* _Problem to solve_
In the material below, please retype the lines from the very first through the one with "does_not_apply = [3.3, 6.9, 10.7, 14.8, 30.1]", exactly and without pictures.

* _Material for the task_
((

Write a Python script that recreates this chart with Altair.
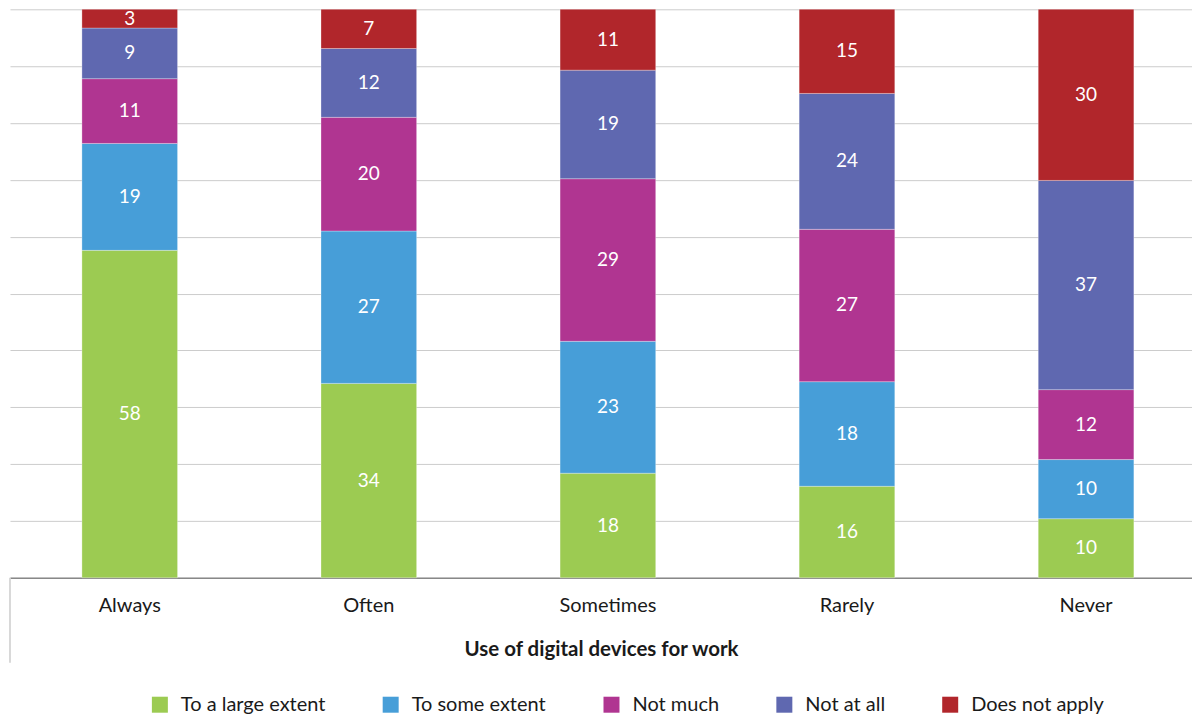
import altair as alt
import pandas as pd

categories = ["Always", "Often", "Sometimes", "Rarely", "Never"]
series = ["To a large extent", "To some extent", "Not much", "Not at all", "Does not apply"]
colors = ["#9ccb52", "#479ed8", "#b03591", "#5f68b0", "#b1262b"]

large_extent = [57.6, 34.2, 18.4, 16.1, 10.4]
some_extent = [18.8, 26.8, 23.2, 18.4, 10.4]
not_much = [11.4, 20.0, 28.6, 26.8, 12.3]
not_at_all = [8.9, 12.1, 19.1, 23.9, 36.8]
does_not_apply = [3.3, 6.9, 10.7, 14.8, 30.1]

values = [large_extent, some_extent, not_much, not_at_all, does_not_apply]
rows = []
for si, (s, vals) in enumerate(zip(series, values)):
    for c, v in zip(categories, vals):
        rows.append({"category": c, "series": s, "order": si, "value": v})
df = pd.DataFrame(rows)

FONT = "Lato"

base = alt.Chart(df).transform_stack(
    stack="value", groupby=["category"], as_=["y0", "y1"],
    sort=[alt.SortField("order", order="ascending")]
).transform_calculate(
    mid="(datum.y0 + datum.y1) / 2"
)

xscale = alt.Scale(domain=categories, paddingInner=0.6, paddingOuter=0.272, align=0.553)
yscale = alt.Scale(domain=[0, 100], nice=False, padding=0, zero=True)

xaxis = alt.Axis(title="Use of digital devices for work", labelAngle=0,
                 labelFontSize=20, labelFont=FONT, labelColor="#1a1a1a",
                 labelPadding=18, ticks=False, domainColor="#888888",
                 domainWidth=1.5, titleFont=FONT, titleFontSize=20.5,
                 titleFontWeight="bold", titleColor="#1a1a1a",
                 titlePadding=24, grid=False)
yaxis = alt.Axis(labels=False, ticks=False, domain=False, title=None,
                 grid=True, gridColor="#cccccc",
                 values=list(range(0, 101, 10)))

bars = base.mark_bar(stroke="white", strokeWidth=0.6, strokeOpacity=0.5).encode(
    x=alt.X("category:N", sort=categories, scale=xscale, axis=xaxis),
    y=alt.Y("y0:Q", scale=yscale, axis=yaxis),
    y2="y1:Q",
    color=alt.Color("series:N", sort=series,
                    scale=alt.Scale(domain=series, range=colors),
                    legend=alt.Legend(title=None, orient="none", direction="horizontal",
                                      legendX=140, legendY=686,
                                      symbolType="square", symbolSize=256,
                                      symbolStrokeWidth=0, labelFontSize=20,
                                      labelFont=FONT, labelColor="#1a1a1a",
                                      labelOffset=11, columnPadding=55,
                                      labelLimit=400)),
)

labels = base.mark_text(color="white", fontSize=19, font=FONT).encode(
    x=alt.X("category:N", sort=categories, scale=xscale, axis=xaxis),
    y=alt.Y("mid:Q", scale=yscale, axis=yaxis),
    text=alt.Text("value:Q", format=".0f"),
)

left_rule = alt.Chart(pd.DataFrame({"k": [0]})).mark_rule(color="#cccccc", strokeWidth=1.5).encode(
    x=alt.value(0), y=alt.value(569), y2=alt.value(654)
)

chart = alt.layer(bars, labels, left_rule).properties(
    width=1183, height=569,
    padding={"left": 1, "top": 0, "right": 0, "bottom": 0},
).configure(font=FONT).configure_view(stroke=None)

chart.save("out.html", embed_options={"renderer": "svg", "actions": False})
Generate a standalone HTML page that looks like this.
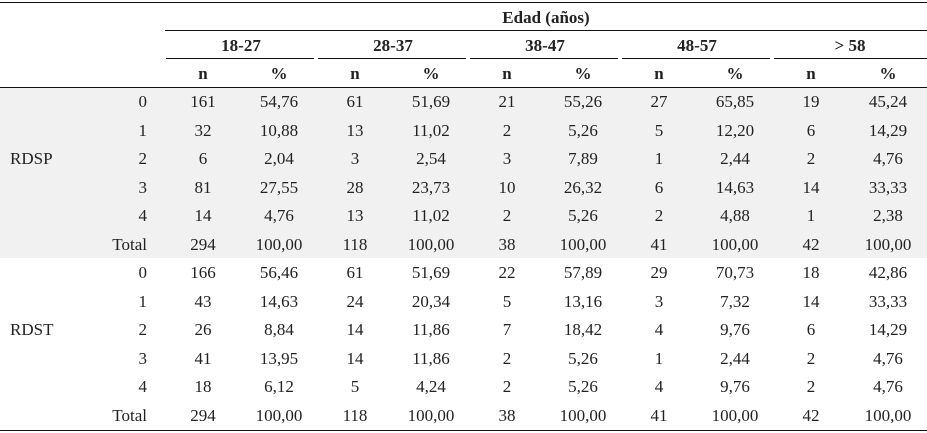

))

* _Answer_
Write a Python script that recreates this chart with Altair.
import altair as alt
import pandas as pd

categories = ["Always", "Often", "Sometimes", "Rarely", "Never"]
series = ["To a large extent", "To some extent", "Not much", "Not at all", "Does not apply"]
colors = ["#9ccb52", "#479ed8", "#b03591", "#5f68b0", "#b1262b"]

large_extent = [57.6, 34.2, 18.4, 16.1, 10.4]
some_extent = [18.8, 26.8, 23.2, 18.4, 10.4]
not_much = [11.4, 20.0, 28.6, 26.8, 12.3]
not_at_all = [8.9, 12.1, 19.1, 23.9, 36.8]
does_not_apply = [3.3, 6.9, 10.7, 14.8, 30.1]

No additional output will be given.